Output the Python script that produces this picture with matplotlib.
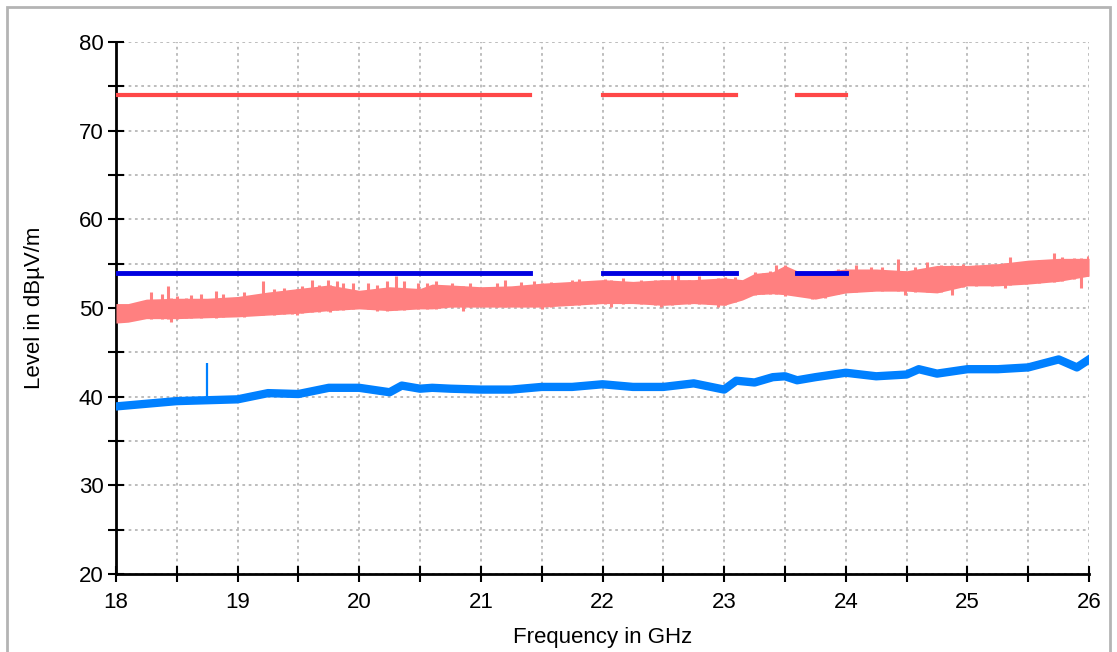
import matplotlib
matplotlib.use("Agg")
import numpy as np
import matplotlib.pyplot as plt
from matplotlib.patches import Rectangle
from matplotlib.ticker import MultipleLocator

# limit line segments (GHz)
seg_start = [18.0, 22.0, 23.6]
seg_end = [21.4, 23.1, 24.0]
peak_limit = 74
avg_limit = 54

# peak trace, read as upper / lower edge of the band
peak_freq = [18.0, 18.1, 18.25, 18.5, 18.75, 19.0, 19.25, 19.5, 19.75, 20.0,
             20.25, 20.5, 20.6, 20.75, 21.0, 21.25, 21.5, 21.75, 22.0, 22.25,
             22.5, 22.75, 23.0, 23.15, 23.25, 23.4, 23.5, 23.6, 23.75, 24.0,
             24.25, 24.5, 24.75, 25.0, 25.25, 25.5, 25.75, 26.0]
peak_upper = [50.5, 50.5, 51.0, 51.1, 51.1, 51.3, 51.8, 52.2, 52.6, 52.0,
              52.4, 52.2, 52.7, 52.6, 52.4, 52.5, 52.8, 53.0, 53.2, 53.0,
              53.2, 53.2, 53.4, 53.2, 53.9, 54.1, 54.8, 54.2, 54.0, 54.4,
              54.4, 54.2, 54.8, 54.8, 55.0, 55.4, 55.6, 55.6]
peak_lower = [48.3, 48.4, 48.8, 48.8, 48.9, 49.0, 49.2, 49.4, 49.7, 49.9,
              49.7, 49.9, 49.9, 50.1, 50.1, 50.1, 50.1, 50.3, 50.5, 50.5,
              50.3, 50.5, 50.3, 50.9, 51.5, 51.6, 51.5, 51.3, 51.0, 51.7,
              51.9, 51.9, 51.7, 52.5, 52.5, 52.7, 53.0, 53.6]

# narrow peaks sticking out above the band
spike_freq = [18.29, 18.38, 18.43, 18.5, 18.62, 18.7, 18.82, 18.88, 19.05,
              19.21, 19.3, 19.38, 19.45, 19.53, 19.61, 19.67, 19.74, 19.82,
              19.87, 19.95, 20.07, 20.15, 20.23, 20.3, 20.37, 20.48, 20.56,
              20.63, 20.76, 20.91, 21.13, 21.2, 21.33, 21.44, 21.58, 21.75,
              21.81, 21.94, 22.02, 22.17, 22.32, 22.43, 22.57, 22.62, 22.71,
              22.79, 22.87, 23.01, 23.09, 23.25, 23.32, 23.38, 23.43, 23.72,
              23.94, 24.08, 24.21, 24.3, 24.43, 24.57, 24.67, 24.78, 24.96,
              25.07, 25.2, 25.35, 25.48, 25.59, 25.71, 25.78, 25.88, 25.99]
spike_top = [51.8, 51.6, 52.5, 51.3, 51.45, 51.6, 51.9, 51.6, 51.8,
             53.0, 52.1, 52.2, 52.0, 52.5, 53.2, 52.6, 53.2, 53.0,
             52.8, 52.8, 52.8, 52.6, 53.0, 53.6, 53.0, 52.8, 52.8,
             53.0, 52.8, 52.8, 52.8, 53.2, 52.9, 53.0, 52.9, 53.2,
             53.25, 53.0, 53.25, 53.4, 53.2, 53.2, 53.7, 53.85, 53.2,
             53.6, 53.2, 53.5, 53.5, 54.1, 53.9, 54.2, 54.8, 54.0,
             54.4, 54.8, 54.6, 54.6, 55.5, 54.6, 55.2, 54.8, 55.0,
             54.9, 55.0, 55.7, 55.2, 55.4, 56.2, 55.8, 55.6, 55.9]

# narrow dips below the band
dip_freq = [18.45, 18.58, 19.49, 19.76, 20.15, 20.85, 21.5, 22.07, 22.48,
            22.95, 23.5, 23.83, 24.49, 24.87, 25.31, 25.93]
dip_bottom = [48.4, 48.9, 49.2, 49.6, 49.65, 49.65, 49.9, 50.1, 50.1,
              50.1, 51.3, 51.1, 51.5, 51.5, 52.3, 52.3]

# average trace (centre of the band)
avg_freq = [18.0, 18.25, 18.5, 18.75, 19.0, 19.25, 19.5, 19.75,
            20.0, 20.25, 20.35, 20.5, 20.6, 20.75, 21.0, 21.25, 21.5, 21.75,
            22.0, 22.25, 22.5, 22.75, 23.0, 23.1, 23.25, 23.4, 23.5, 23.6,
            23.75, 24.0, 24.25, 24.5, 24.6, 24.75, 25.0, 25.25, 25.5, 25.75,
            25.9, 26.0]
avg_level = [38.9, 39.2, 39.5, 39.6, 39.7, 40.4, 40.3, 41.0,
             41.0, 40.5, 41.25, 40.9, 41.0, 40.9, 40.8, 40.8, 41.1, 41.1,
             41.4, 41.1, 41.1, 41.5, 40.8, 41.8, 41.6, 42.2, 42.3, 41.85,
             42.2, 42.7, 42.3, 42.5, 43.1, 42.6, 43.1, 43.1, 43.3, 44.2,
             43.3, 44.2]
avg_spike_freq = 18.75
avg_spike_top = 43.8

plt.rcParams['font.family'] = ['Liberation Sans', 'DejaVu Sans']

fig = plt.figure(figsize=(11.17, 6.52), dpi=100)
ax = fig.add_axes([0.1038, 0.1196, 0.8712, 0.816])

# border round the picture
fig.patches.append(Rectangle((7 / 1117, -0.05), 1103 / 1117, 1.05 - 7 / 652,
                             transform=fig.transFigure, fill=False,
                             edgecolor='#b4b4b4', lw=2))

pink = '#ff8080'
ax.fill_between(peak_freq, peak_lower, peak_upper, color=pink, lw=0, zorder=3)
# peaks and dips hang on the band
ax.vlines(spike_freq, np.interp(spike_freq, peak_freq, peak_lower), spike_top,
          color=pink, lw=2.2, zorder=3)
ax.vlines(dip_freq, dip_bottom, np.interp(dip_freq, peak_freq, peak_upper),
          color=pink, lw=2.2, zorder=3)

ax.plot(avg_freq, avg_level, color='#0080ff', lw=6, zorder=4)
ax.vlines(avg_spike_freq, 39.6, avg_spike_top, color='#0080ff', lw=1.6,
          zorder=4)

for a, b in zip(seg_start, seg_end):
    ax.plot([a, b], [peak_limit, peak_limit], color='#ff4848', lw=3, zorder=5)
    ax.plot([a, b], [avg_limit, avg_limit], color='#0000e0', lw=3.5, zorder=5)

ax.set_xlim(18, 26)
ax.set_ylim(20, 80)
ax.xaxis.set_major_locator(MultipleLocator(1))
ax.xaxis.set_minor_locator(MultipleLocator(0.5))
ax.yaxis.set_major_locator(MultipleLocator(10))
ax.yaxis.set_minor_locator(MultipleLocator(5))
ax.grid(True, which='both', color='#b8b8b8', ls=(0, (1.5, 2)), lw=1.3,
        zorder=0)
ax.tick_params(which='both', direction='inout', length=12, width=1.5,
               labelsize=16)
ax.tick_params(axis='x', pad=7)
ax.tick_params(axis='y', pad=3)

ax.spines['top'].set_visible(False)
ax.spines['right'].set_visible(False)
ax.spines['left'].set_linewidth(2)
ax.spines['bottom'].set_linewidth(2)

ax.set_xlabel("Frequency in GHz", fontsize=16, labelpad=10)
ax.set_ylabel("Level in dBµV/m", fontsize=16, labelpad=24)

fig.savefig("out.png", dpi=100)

------------------------------

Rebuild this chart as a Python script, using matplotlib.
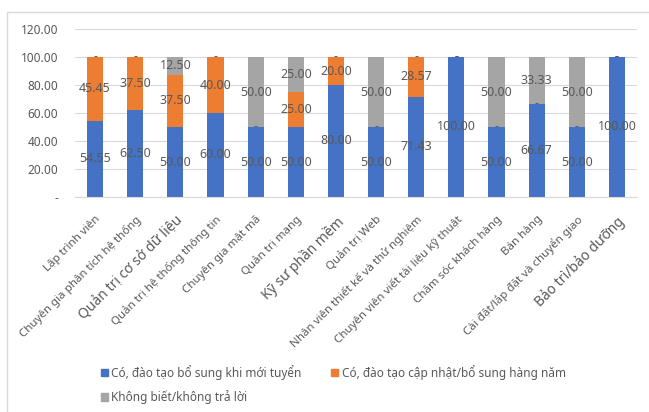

------------------------------

*The task*: Pull out only the lines from the one with "Output the Python" up to and including the one with "avg_limit = 54", and drop any pictures along the way.

*Answer for the task*:
Output the Python script that produces this picture with matplotlib.
import matplotlib
matplotlib.use("Agg")
import numpy as np
import matplotlib.pyplot as plt
from matplotlib.patches import Rectangle
from matplotlib.ticker import MultipleLocator

# limit line segments (GHz)
seg_start = [18.0, 22.0, 23.6]
seg_end = [21.4, 23.1, 24.0]
peak_limit = 74
avg_limit = 54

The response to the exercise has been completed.